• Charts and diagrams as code
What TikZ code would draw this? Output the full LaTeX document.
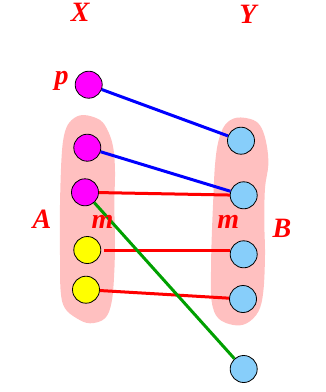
\documentclass[tikz,border=0pt]{standalone}
\usepackage{fontspec}
\setmainfont{Liberation Serif}
\definecolor{blobpink}{RGB}{255,192,192}
\definecolor{skyb}{RGB}{135,206,250}
\definecolor{lgreen}{RGB}{0,160,0}
\definecolor{magc}{RGB}{255,0,255}
\definecolor{yelc}{RGB}{255,255,0}
\definecolor{redc}{RGB}{255,0,0}
\definecolor{bluec}{RGB}{0,0,255}
\tikzset{
  dot/.style={circle,draw=black,line width=0.8pt,minimum size=27pt,inner sep=0pt},
  mag/.style={dot,fill=magc},
  yel/.style={dot,fill=yelc},
  sky/.style={dot,fill=skyb},
  lbl/.style={text=redc,inner sep=0pt,font=\fontsize{28}{30}\selectfont\bfseries\itshape},
  link/.style={line width=3pt},
}
\begin{document}
\begin{tikzpicture}[x=1pt,y=-1pt]
\useasboundingbox (0,0) rectangle (326,392);
% blobs
\fill[blobpink] plot[smooth cycle,tension=0.6] coordinates {(83.3,115) (100,120) (108.3,131.7) (113.3,148) (115,171.7) (114.3,205) (115,238) (114.3,271.7) (111.7,301.7) (105,318.3) (90,323.3) (76.7,318.3) (65,308.3) (60.7,291.7) (60,255) (60,205) (61.7,155) (65,131.7) (71.7,120)};
\fill[blobpink] plot[smooth cycle,tension=0.6] coordinates {(236.7,117.7) (253.3,120) (261.7,128.3) (266.7,145) (268.3,165) (265,188.3) (264.3,221.7) (265,255) (263.3,291.7) (258.3,311.7) (246.7,323.3) (233.3,325) (218.3,318.3) (211.7,301.7) (211,271.7) (211.7,238.3) (213.3,198.3) (215,165) (218.3,141.7) (225,125)};
% nodes
\node[mag] (p) at (88.7,84.7) {};
\node[mag] (x1) at (87.3,147.7) {};
\node[mag] (x2) at (85,192.3) {};
\node[yel] (y1) at (87.3,250) {};
\node[yel] (y2) at (86,289.7) {};
\node[sky] (b1) at (241,140.7) {};
\node[sky] (b2) at (243.7,195.3) {};
\node[sky] (b3) at (243.7,254.3) {};
\node[sky] (b4) at (243,299) {};
\node[sky] (b5) at (243.7,369) {};
% connectors
\draw[link,bluec] (p) -- (b1);
\draw[link,bluec] (x1) -- (b2);
\draw[link,redc] (x2) -- (b2);
\draw[link,redc] ([xshift=3pt]y1.east |- 0,250) coordinate (s3) -- (b3.west |- s3);
\draw[link,redc] (y2) -- (b4);
\draw[link,lgreen] (x2) -- (b5);
% labels
\node[lbl] (lx) at (80.3,12) {X};
\node[lbl] (ly) at (248,14.2) {Y};
\node[lbl] (lp) at (61.7,80.5) {p};
\node[lbl] (la) at (42,219.5) {A};
\node[lbl] (lm1) at (102.5,222.2) {m};
\node[lbl] (lm2) at (228.3,222.2) {m};
\node[lbl] (lb) at (282,228.3) {B};
\end{tikzpicture}
\end{document}
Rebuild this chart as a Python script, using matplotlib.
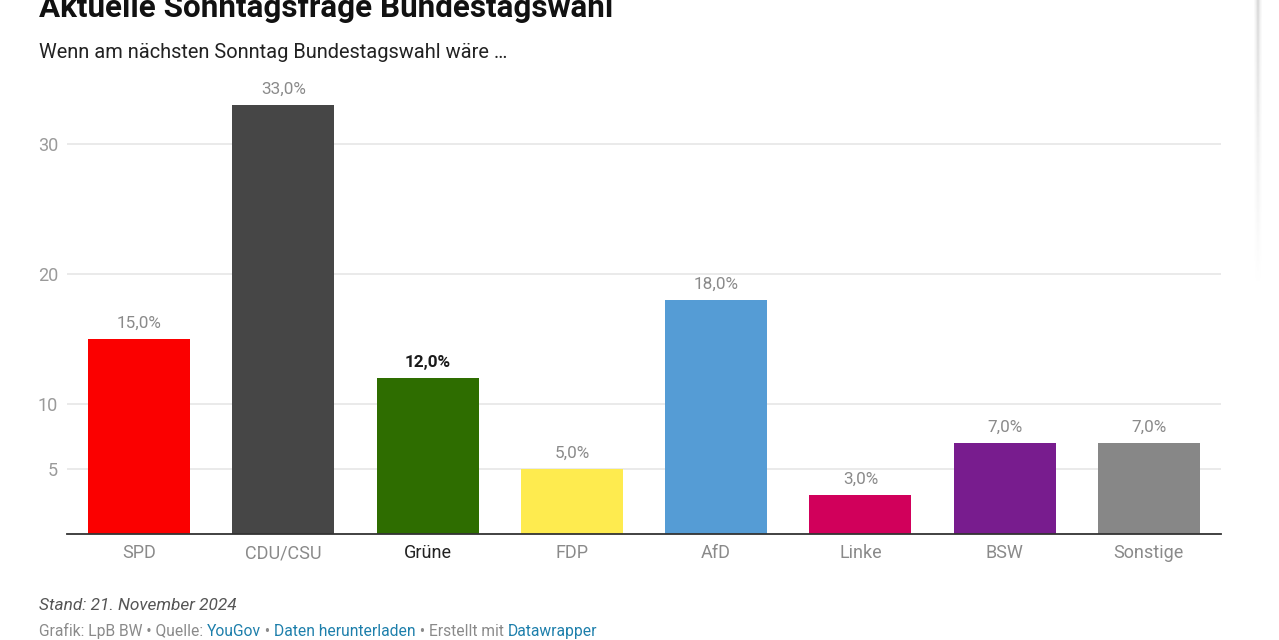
# BIBLIOTECAS

import numpy as np
import matplotlib
matplotlib.use("Agg")
import matplotlib.pyplot as plt

plt.rcParams["font.family"] = ["Roboto", "DejaVu Sans"]

# DADOS

parteien = ["SPD", "CDU/CSU", "Grüne", "FDP", "AfD", "Linke", "BSW", "Sonstige"]
werte = [15.0, 33.0, 12.0, 5.0, 18.0, 3.0, 7.0, 7.0]
farben = ["#fb0000", "#464646", "#2e6d00", "#feeb4f", "#559cd5",
          "#d1005b", "#781c8e", "#878787"]
y_ticks = [5, 10, 20, 30]
hervorgehoben = "Grüne"

GRAU = "#8a8a8a"

# FIGUR

fig = plt.figure(figsize=(12.79, 6.4), dpi=100)
ax = fig.add_axes([67 / 1279, 1 - 534 / 640, (1221 - 67) / 1279, (534 - 89.4) / 640])

x = np.arange(len(parteien))
ax.bar(x, werte, width=0.707, color=farben, zorder=2)

ax.set_xlim(-0.5, len(parteien) - 0.5)
ax.set_ylim(0, 34.2)

# Gitterlinien
ax.set_yticks(y_ticks)
ax.set_yticklabels([str(t) for t in y_ticks])
ax.grid(axis="y", color="#e6e6e6", linewidth=1.2, zorder=0)
ax.tick_params(axis="y", length=0, pad=6.5, labelsize=13, labelcolor="#9a9a9a")

ax.set_xticks(x)
ax.set_xticklabels(parteien)
ax.tick_params(axis="x", length=0, pad=7.5, labelsize=13, labelcolor=GRAU)
for lab in ax.get_xticklabels():
    if lab.get_text() == hervorgehoben:
        lab.set_color("#222222")

for s in ["top", "right", "left"]:
    ax.spines[s].set_visible(False)
ax.spines["bottom"].set_color("#333333")
ax.spines["bottom"].set_linewidth(1.3)
ax.spines["bottom"].set_zorder(3)

# Werte über den Balken
for xi, wert, name in zip(x, werte, parteien):
    texto = f"{wert:.1f}%".replace(".", ",")
    if name == hervorgehoben:
        ax.annotate(texto, (xi, wert), xytext=(0, 6), textcoords="offset points",
                    ha="center", va="bottom", fontsize=12.3, fontweight="bold",
                    color="#1a1a1a")
    else:
        ax.annotate(texto, (xi, wert), xytext=(0, 6), textcoords="offset points",
                    ha="center", va="bottom", fontsize=12.3, color=GRAU)

# TITEL

fig.text(39 / 1279, 1 - 17 / 640, "Aktuelle Sonntagsfrage Bundestagswahl",
         fontsize=22.6, fontweight="bold", color="#111111", va="baseline")
fig.text(39 / 1279, 1 - 58 / 640, "Wenn am nächsten Sonntag Bundestagswahl wäre …",
         fontsize=14.4, color="#222222", va="baseline")

# FUSSZEILE

fig.text(39 / 1279, 1 - 610 / 640, "Stand: 21. November 2024",
         fontsize=12.4, fontstyle="italic", color="#555555", va="baseline")

teile = [
    ("Grafik: LpB BW • Quelle: ", "#8a8a8a"),
    ("YouGov", "#1d7fab"),
    (" • ", "#8a8a8a"),
    ("Daten herunterladen", "#1d7fab"),
    (" • Erstellt mit ", "#8a8a8a"),
    ("Datawrapper", "#1d7fab"),
]
renderer = fig.canvas.get_renderer()
pos_x = 39
for txt, col in teile:
    t = fig.text(pos_x / 1279, 1 - 636 / 640, txt, fontsize=11.25,
                 color=col, va="baseline")
    pos_x += t.get_window_extent(renderer).width

# Schatten rechts (Rand der Seite)
schatten = fig.add_axes([1254 / 1279, 1 - 285 / 640, 8 / 1279, 285 / 640])
verlauf = np.linspace(1, 0, 100)[:, None] * np.array([[0.1, 0.35, 0.6, 0.35, 0.1]])
schatten.imshow(verlauf, cmap="Greys", vmin=0, vmax=2.2, aspect="auto",
                interpolation="bilinear")
schatten.axis("off")

fig.savefig("out.png", dpi=100)
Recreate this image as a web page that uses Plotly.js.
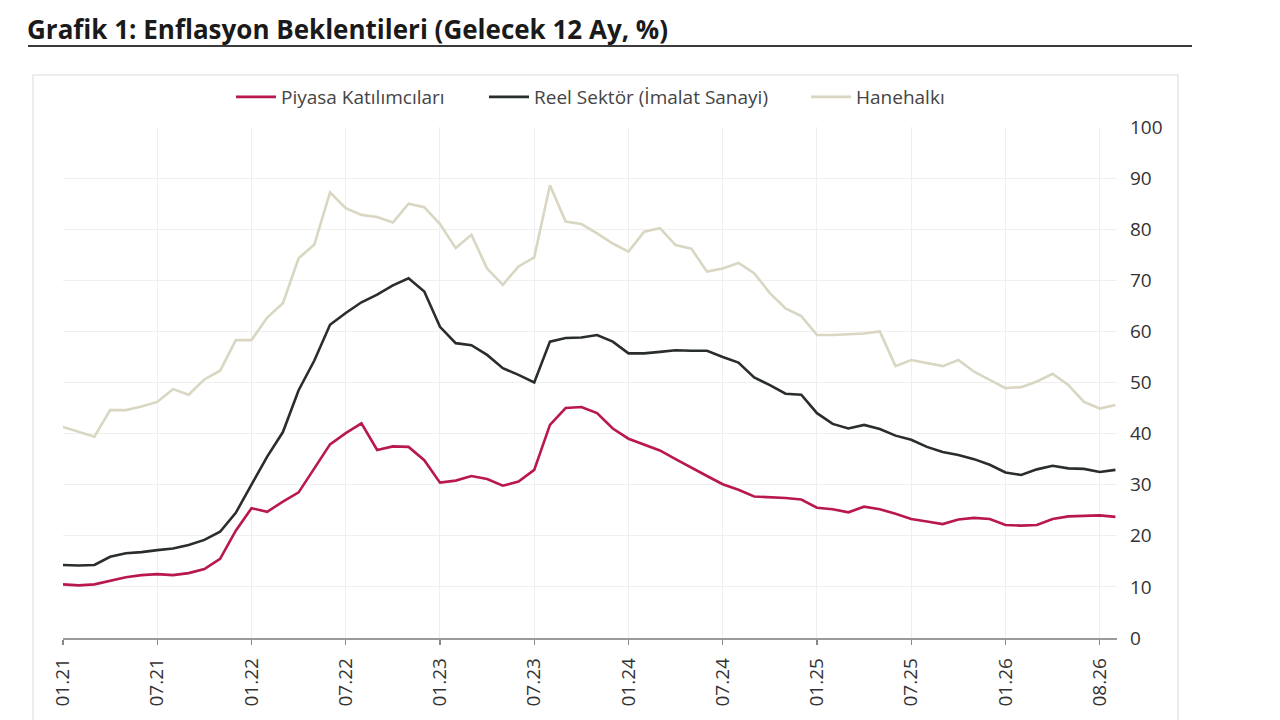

• Stated task
Transcribe the records above exactly, omitting every picture they contain.

• Task response
What TikZ code would draw this? Output the full LaTeX document.
\documentclass[tikz,border=0pt]{standalone}
\usepackage{fontspec}
\setmainfont{Liberation Serif}
\definecolor{blobpink}{RGB}{255,192,192}
\definecolor{skyb}{RGB}{135,206,250}
\definecolor{lgreen}{RGB}{0,160,0}
\definecolor{magc}{RGB}{255,0,255}
\definecolor{yelc}{RGB}{255,255,0}
\definecolor{redc}{RGB}{255,0,0}
\definecolor{bluec}{RGB}{0,0,255}
\tikzset{
  dot/.style={circle,draw=black,line width=0.8pt,minimum size=27pt,inner sep=0pt},
  mag/.style={dot,fill=magc},
  yel/.style={dot,fill=yelc},
  sky/.style={dot,fill=skyb},
  lbl/.style={text=redc,inner sep=0pt,font=\fontsize{28}{30}\selectfont\bfseries\itshape},
  link/.style={line width=3pt},
}
\begin{document}
\begin{tikzpicture}[x=1pt,y=-1pt]
\useasboundingbox (0,0) rectangle (326,392);
% blobs
\fill[blobpink] plot[smooth cycle,tension=0.6] coordinates {(83.3,115) (100,120) (108.3,131.7) (113.3,148) (115,171.7) (114.3,205) (115,238) (114.3,271.7) (111.7,301.7) (105,318.3) (90,323.3) (76.7,318.3) (65,308.3) (60.7,291.7) (60,255) (60,205) (61.7,155) (65,131.7) (71.7,120)};
\fill[blobpink] plot[smooth cycle,tension=0.6] coordinates {(236.7,117.7) (253.3,120) (261.7,128.3) (266.7,145) (268.3,165) (265,188.3) (264.3,221.7) (265,255) (263.3,291.7) (258.3,311.7) (246.7,323.3) (233.3,325) (218.3,318.3) (211.7,301.7) (211,271.7) (211.7,238.3) (213.3,198.3) (215,165) (218.3,141.7) (225,125)};
% nodes
\node[mag] (p) at (88.7,84.7) {};
\node[mag] (x1) at (87.3,147.7) {};
\node[mag] (x2) at (85,192.3) {};
\node[yel] (y1) at (87.3,250) {};
\node[yel] (y2) at (86,289.7) {};
\node[sky] (b1) at (241,140.7) {};
\node[sky] (b2) at (243.7,195.3) {};
\node[sky] (b3) at (243.7,254.3) {};
\node[sky] (b4) at (243,299) {};
\node[sky] (b5) at (243.7,369) {};
% connectors
\draw[link,bluec] (p) -- (b1);
\draw[link,bluec] (x1) -- (b2);
\draw[link,redc] (x2) -- (b2);
\draw[link,redc] ([xshift=3pt]y1.east |- 0,250) coordinate (s3) -- (b3.west |- s3);
\draw[link,redc] (y2) -- (b4);
\draw[link,lgreen] (x2) -- (b5);
% labels
\node[lbl] (lx) at (80.3,12) {X};
\node[lbl] (ly) at (248,14.2) {Y};
\node[lbl] (lp) at (61.7,80.5) {p};
\node[lbl] (la) at (42,219.5) {A};
\node[lbl] (lm1) at (102.5,222.2) {m};
\node[lbl] (lm2) at (228.3,222.2) {m};
\node[lbl] (lb) at (282,228.3) {B};
\end{tikzpicture}
\end{document}
Rebuild this chart as a Python script, using matplotlib.
# BIBLIOTECAS

import numpy as np
import matplotlib
matplotlib.use("Agg")
import matplotlib.pyplot as plt

plt.rcParams["font.family"] = ["Roboto", "DejaVu Sans"]

# DADOS

parteien = ["SPD", "CDU/CSU", "Grüne", "FDP", "AfD", "Linke", "BSW", "Sonstige"]
werte = [15.0, 33.0, 12.0, 5.0, 18.0, 3.0, 7.0, 7.0]
farben = ["#fb0000", "#464646", "#2e6d00", "#feeb4f", "#559cd5",
          "#d1005b", "#781c8e", "#878787"]
y_ticks = [5, 10, 20, 30]
hervorgehoben = "Grüne"

GRAU = "#8a8a8a"

# FIGUR

fig = plt.figure(figsize=(12.79, 6.4), dpi=100)
ax = fig.add_axes([67 / 1279, 1 - 534 / 640, (1221 - 67) / 1279, (534 - 89.4) / 640])

x = np.arange(len(parteien))
ax.bar(x, werte, width=0.707, color=farben, zorder=2)

ax.set_xlim(-0.5, len(parteien) - 0.5)
ax.set_ylim(0, 34.2)

# Gitterlinien
ax.set_yticks(y_ticks)
ax.set_yticklabels([str(t) for t in y_ticks])
ax.grid(axis="y", color="#e6e6e6", linewidth=1.2, zorder=0)
ax.tick_params(axis="y", length=0, pad=6.5, labelsize=13, labelcolor="#9a9a9a")

ax.set_xticks(x)
ax.set_xticklabels(parteien)
ax.tick_params(axis="x", length=0, pad=7.5, labelsize=13, labelcolor=GRAU)
for lab in ax.get_xticklabels():
    if lab.get_text() == hervorgehoben:
        lab.set_color("#222222")

for s in ["top", "right", "left"]:
    ax.spines[s].set_visible(False)
ax.spines["bottom"].set_color("#333333")
ax.spines["bottom"].set_linewidth(1.3)
ax.spines["bottom"].set_zorder(3)

# Werte über den Balken
for xi, wert, name in zip(x, werte, parteien):
    texto = f"{wert:.1f}%".replace(".", ",")
    if name == hervorgehoben:
        ax.annotate(texto, (xi, wert), xytext=(0, 6), textcoords="offset points",
                    ha="center", va="bottom", fontsize=12.3, fontweight="bold",
                    color="#1a1a1a")
    else:
        ax.annotate(texto, (xi, wert), xytext=(0, 6), textcoords="offset points",
                    ha="center", va="bottom", fontsize=12.3, color=GRAU)

# TITEL

fig.text(39 / 1279, 1 - 17 / 640, "Aktuelle Sonntagsfrage Bundestagswahl",
         fontsize=22.6, fontweight="bold", color="#111111", va="baseline")
fig.text(39 / 1279, 1 - 58 / 640, "Wenn am nächsten Sonntag Bundestagswahl wäre …",
         fontsize=14.4, color="#222222", va="baseline")

# FUSSZEILE

fig.text(39 / 1279, 1 - 610 / 640, "Stand: 21. November 2024",
         fontsize=12.4, fontstyle="italic", color="#555555", va="baseline")

teile = [
    ("Grafik: LpB BW • Quelle: ", "#8a8a8a"),
    ("YouGov", "#1d7fab"),
    (" • ", "#8a8a8a"),
    ("Daten herunterladen", "#1d7fab"),
    (" • Erstellt mit ", "#8a8a8a"),
    ("Datawrapper", "#1d7fab"),
]
renderer = fig.canvas.get_renderer()
pos_x = 39
for txt, col in teile:
    t = fig.text(pos_x / 1279, 1 - 636 / 640, txt, fontsize=11.25,
                 color=col, va="baseline")
    pos_x += t.get_window_extent(renderer).width

# Schatten rechts (Rand der Seite)
schatten = fig.add_axes([1254 / 1279, 1 - 285 / 640, 8 / 1279, 285 / 640])
verlauf = np.linspace(1, 0, 100)[:, None] * np.array([[0.1, 0.35, 0.6, 0.35, 0.1]])
schatten.imshow(verlauf, cmap="Greys", vmin=0, vmax=2.2, aspect="auto",
                interpolation="bilinear")
schatten.axis("off")

fig.savefig("out.png", dpi=100)
Recreate this image as a web page that uses Plotly.js.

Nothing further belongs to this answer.